At lunch we had skewers of barbecued beef and chicken with a few vegetables. Also yogurt, bread (of course) and bottles of soda. At lunch another woman told us her story of having lived in Jordan . Her husband and daughter were killed in a fire at heir home. She moved back to Gaza to bee near the rest of her family. She said she lives in fear every day because her 2 remaining children can be taken away from her any time by her brother in law because she no longer has a husband. She has a gentleman right now who is interested in marrying her but she can not because her children will be taken from her for sure if she remarries. Even though, she states, she is a very good mother and loves her children dearly and her brother in law does not care for them at all. Never sees them or even talks to them. She also stated she can not just move away because her family is all here and she needs them.

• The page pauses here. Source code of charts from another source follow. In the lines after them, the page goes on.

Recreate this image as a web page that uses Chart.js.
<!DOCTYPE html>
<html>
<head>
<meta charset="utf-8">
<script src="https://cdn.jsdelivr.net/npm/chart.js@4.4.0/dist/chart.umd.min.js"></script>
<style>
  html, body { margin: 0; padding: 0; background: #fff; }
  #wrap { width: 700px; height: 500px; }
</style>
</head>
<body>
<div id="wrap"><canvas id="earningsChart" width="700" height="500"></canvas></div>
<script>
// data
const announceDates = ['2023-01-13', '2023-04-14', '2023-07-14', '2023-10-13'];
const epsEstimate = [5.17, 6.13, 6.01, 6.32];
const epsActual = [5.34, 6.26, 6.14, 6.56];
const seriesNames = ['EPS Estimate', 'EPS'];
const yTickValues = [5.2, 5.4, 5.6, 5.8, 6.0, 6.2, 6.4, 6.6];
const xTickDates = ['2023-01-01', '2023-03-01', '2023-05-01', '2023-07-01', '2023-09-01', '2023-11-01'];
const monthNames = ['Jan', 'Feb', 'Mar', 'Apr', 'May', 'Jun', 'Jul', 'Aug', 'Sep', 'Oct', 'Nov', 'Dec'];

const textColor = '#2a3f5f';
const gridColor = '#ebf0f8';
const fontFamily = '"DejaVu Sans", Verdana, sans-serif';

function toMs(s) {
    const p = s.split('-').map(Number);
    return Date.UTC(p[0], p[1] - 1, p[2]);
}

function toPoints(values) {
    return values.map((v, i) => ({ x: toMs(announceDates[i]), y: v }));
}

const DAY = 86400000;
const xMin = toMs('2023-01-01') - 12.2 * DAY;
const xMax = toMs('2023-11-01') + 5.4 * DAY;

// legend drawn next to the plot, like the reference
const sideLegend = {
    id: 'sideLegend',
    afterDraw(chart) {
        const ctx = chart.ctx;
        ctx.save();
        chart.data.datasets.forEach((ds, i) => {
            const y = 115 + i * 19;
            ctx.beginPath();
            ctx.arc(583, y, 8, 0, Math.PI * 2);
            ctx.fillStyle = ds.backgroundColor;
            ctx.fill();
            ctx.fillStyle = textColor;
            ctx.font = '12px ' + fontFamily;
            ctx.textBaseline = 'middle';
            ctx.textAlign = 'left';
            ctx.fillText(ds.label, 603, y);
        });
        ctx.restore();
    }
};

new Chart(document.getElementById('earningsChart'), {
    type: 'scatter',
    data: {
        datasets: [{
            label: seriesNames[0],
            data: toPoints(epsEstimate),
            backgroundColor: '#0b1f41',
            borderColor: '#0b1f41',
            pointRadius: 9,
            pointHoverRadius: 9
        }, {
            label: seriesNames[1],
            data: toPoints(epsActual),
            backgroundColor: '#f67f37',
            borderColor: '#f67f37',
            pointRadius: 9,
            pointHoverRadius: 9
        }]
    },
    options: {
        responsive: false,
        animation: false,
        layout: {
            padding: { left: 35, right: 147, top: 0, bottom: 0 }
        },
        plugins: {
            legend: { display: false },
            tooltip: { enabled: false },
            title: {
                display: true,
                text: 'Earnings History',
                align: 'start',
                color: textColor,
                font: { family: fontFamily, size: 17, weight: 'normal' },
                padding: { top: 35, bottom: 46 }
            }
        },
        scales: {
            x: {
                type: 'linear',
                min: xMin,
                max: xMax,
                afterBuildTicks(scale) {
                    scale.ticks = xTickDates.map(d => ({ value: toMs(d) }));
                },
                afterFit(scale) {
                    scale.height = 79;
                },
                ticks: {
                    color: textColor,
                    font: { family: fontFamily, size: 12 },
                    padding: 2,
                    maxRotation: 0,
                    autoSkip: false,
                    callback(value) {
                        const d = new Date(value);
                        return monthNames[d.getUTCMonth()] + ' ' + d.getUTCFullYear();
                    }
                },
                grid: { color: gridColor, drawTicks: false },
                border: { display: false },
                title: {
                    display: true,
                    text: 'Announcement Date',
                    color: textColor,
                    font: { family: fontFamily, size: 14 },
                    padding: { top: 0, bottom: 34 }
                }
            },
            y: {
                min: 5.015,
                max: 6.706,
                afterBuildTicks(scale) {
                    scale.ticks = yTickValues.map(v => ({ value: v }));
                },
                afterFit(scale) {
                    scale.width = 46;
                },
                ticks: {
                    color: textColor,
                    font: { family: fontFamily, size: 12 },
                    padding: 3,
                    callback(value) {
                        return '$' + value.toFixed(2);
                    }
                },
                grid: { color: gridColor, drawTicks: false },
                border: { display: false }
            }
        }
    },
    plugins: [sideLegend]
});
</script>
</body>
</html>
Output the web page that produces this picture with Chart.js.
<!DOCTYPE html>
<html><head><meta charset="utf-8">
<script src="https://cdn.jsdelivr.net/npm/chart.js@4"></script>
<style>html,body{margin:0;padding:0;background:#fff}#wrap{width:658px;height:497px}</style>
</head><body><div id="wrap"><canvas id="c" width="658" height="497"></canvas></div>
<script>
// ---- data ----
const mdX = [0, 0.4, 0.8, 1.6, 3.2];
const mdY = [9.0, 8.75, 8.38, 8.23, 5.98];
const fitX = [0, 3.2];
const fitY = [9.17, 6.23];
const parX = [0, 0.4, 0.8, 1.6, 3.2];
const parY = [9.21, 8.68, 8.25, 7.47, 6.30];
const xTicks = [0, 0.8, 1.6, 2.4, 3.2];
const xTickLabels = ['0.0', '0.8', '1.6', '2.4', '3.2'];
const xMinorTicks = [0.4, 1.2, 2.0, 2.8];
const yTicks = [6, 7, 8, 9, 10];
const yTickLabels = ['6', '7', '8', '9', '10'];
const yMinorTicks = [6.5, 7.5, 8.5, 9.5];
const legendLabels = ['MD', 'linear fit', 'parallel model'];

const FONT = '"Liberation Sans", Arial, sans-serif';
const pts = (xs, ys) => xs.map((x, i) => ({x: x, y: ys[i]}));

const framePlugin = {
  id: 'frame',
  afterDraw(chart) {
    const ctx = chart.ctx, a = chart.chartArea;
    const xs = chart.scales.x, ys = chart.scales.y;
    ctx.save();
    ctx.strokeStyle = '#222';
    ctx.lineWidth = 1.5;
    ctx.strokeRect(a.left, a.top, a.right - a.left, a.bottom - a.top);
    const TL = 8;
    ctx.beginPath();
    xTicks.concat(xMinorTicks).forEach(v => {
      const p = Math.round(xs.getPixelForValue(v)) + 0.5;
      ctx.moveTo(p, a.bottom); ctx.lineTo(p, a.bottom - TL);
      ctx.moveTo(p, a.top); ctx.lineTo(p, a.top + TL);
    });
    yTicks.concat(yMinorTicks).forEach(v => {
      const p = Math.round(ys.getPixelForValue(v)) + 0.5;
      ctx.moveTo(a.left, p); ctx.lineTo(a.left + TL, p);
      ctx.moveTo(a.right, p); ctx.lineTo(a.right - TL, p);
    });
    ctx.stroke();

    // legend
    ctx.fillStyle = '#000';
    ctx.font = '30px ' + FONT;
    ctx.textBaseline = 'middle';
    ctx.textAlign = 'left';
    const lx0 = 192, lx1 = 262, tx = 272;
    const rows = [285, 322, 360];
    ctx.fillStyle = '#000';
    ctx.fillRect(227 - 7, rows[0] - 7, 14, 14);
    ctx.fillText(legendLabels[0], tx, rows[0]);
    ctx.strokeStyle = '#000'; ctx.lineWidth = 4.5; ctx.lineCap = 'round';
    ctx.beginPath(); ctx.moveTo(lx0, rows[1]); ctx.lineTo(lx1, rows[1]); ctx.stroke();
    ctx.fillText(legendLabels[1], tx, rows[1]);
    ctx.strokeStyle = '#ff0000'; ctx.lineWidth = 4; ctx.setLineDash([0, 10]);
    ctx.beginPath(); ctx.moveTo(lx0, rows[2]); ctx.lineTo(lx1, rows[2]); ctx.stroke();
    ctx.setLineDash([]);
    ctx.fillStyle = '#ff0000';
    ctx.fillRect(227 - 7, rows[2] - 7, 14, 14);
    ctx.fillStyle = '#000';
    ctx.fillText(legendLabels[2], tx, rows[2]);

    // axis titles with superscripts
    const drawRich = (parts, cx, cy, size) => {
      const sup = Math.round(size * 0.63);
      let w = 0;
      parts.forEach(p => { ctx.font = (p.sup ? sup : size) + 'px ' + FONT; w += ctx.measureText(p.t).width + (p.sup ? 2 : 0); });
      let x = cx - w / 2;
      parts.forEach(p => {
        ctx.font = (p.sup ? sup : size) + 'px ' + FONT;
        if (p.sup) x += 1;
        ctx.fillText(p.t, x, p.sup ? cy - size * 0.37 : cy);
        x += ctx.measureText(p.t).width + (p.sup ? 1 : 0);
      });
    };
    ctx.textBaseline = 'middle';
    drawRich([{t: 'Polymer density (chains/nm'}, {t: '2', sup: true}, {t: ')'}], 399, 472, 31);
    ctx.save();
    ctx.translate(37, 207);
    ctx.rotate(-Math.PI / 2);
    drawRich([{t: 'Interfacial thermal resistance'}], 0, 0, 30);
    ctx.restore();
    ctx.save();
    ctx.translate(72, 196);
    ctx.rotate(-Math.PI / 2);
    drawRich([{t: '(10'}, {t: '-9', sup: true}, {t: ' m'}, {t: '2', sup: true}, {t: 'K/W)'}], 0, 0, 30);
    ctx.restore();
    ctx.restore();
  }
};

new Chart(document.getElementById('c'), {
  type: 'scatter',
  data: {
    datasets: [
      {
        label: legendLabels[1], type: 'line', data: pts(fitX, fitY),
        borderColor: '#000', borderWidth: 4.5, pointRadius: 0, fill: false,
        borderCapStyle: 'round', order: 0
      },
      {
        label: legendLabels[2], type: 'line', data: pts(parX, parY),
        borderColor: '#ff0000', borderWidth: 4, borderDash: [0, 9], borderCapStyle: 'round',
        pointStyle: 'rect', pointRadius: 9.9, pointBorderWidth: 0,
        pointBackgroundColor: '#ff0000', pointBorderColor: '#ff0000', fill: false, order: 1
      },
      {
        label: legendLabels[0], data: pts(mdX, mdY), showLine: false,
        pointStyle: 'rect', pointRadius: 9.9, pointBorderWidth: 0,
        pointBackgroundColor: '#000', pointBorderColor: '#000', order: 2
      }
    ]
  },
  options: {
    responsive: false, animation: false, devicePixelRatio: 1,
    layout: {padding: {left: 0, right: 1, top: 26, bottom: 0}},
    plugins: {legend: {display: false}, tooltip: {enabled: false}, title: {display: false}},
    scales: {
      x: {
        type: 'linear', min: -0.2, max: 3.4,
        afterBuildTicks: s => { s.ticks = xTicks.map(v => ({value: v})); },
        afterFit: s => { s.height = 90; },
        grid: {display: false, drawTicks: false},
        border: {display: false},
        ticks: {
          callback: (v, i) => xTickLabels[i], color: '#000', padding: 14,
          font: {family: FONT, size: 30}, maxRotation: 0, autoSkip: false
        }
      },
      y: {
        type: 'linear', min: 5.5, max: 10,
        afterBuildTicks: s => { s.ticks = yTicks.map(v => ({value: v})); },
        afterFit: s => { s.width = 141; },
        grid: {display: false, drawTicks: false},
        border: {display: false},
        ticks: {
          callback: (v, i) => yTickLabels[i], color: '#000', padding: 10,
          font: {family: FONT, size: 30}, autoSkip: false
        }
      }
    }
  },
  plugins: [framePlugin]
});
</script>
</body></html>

We were entertained by a skit with all the parts played by women. I did not understand it all but the just of it was about a young girl being forced to get married at the age of about 14. She begged her mom and aunt to not make her quit school and get married but they could not go against her father's wishes. When the father came in the room all the children ran away in fear.

My favorite part of the visit was the music and dancing. What seemed like reserved, quiet women became quit the opposite while dancing and singing. The 24 year old who told her story earlier was singing and dancing like crazy. She could also do that belly dancer yoddle with her tongue which she did often and loudly.

Then on Monday, March 23, 2009 this article appeared in the paper:

Israell Opens Fire on Gaza

Gaza Strip, 23 March, 2009-(The PT) The Isreali army launched several air attacks on the Gaza Strip. KhanYounis City, mid of the occupied Gaza Strip, faced heavy Israeli bombings from the naval forces in the western part.

I may have only known those women for a day but I feel they are my friends and I care about them and what happens to them. I wonder if any of them were hurt in those attacks. I wonder if they were afraid. I wonder if they had their children next to them or if they had to worry and wonder if their babies were hurt or if they were even alive. I wonder if they still have homes to go to. I wonder if they are living in tents. I wonder if they still have a center to help them cope with the injustices and struggles of their everyday lives. I wonder if they can still laugh and dance and sing.



I will try to think only of the dancing. The laughing. The singing.